Carnegie Mellon University
Abstract:
Currently, robot manipulation is a special purpose tool, restricted to isolated environments with a fixed set of objects. In order to make robot manipulation more general, robots need to be able to perceive and interact with a large number of objects in cluttered scenes. Traditionally, object pose has been used as a representation to facilitate these interactions. While object pose has many benefits, several limitations become apparent when we investigate how to train an object pose estimator. Traditionally, to train pose estimators, we need to collect a large dataset of annotated object images for supervision. In addition to this data collection being a potentially costly endeavor, pose estimators trained on such datasets do not generalize to novel objects outside of the training dataset. Further, the pose representation itself does not capture task-specific object interactions.
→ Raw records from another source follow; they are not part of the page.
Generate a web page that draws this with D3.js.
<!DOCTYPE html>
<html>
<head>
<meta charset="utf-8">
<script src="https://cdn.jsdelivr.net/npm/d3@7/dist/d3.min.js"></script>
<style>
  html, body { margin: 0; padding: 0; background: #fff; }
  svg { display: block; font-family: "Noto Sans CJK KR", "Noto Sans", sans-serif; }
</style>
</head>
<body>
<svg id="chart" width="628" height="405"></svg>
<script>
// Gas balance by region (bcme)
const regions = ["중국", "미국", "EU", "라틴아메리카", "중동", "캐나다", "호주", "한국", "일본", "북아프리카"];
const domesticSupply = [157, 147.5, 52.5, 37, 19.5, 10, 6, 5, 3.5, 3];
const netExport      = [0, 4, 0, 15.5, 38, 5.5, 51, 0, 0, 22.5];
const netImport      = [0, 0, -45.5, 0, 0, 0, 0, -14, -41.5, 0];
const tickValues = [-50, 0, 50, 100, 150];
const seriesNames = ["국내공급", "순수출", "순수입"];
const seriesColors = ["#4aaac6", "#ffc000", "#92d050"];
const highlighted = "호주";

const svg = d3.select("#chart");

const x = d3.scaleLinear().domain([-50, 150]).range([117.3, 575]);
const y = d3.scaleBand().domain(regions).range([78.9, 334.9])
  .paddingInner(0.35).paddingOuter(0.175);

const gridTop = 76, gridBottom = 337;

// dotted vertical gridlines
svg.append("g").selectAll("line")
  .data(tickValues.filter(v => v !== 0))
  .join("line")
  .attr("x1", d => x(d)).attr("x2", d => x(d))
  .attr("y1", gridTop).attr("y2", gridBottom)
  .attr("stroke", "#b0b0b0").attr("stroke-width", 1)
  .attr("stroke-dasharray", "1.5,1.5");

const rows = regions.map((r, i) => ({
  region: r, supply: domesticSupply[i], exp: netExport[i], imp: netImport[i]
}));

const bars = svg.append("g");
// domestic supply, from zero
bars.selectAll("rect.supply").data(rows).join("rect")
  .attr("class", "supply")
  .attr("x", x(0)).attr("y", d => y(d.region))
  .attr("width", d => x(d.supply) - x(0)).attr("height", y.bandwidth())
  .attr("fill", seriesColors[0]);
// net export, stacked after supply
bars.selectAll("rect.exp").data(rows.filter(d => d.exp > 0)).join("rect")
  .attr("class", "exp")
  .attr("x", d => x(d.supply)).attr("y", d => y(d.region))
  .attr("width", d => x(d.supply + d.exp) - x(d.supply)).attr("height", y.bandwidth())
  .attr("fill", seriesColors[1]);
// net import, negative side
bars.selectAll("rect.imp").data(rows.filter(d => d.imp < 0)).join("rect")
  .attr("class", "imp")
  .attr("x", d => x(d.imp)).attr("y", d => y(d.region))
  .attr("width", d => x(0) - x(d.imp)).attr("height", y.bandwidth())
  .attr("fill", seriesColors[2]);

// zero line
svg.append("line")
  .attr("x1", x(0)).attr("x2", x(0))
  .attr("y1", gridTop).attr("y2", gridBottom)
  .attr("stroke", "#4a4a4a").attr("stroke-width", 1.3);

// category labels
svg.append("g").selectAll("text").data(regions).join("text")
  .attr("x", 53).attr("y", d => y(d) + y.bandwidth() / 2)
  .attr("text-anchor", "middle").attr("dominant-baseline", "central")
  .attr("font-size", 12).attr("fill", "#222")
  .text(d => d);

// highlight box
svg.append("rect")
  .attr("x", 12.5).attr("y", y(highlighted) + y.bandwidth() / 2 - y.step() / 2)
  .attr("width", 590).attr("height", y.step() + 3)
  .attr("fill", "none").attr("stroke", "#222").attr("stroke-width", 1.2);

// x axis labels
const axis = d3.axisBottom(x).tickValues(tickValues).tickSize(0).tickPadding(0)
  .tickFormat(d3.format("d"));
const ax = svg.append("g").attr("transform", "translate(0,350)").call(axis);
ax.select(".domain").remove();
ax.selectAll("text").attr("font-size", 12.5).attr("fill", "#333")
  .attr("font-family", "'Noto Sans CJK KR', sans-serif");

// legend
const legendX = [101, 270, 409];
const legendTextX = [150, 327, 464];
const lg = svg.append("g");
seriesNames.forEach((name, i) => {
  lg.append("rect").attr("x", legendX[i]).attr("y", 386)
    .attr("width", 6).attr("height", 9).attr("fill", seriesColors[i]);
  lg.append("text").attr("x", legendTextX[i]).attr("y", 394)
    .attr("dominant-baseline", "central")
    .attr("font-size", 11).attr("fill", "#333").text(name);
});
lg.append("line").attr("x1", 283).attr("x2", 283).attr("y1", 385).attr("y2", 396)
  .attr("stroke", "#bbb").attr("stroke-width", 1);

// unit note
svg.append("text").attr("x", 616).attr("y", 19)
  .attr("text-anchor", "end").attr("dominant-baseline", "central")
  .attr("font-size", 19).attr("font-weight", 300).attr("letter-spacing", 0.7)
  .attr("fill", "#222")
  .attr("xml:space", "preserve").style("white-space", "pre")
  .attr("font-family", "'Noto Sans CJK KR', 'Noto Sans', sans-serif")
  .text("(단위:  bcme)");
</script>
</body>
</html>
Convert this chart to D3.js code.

In this thesis we explore different methods of alleviating these limitations of training object pose estimators. First, we propose a method that can estimate the pose of objects that were unknown at training time. To solve this problem, we introduce a novel method for zero-shot object pose estimation in clutter that combines classical pose hypothesis generation and a learned scoring function. Second, we evaluate the convergence properties of learning pose estimation from relative pose annotations using gradient-based optimization methods. We find that naively using such supervision can lead to poor convergence. Using this analysis, we develop a method to better leverage relative annotations when training pose estimators using gradient-based optimization. Finally, we develop a method to model the object-to-object relationships required for completing a task. Rather than separately estimating the pose of each object, we show how we can learn to estimate a task-specific relative pose from a small number of demonstrations that generalizes to novel objects. We find that such a formulation is naturally translationally equivariant and is able to focus on the components of each object that are key to completing the given task.
Thesis Committee Members:
David Held, Co-chair
Martial Hebert, Co-chair
Oliver Kroemer
Silvio Savarese, Stanford University / Salesforce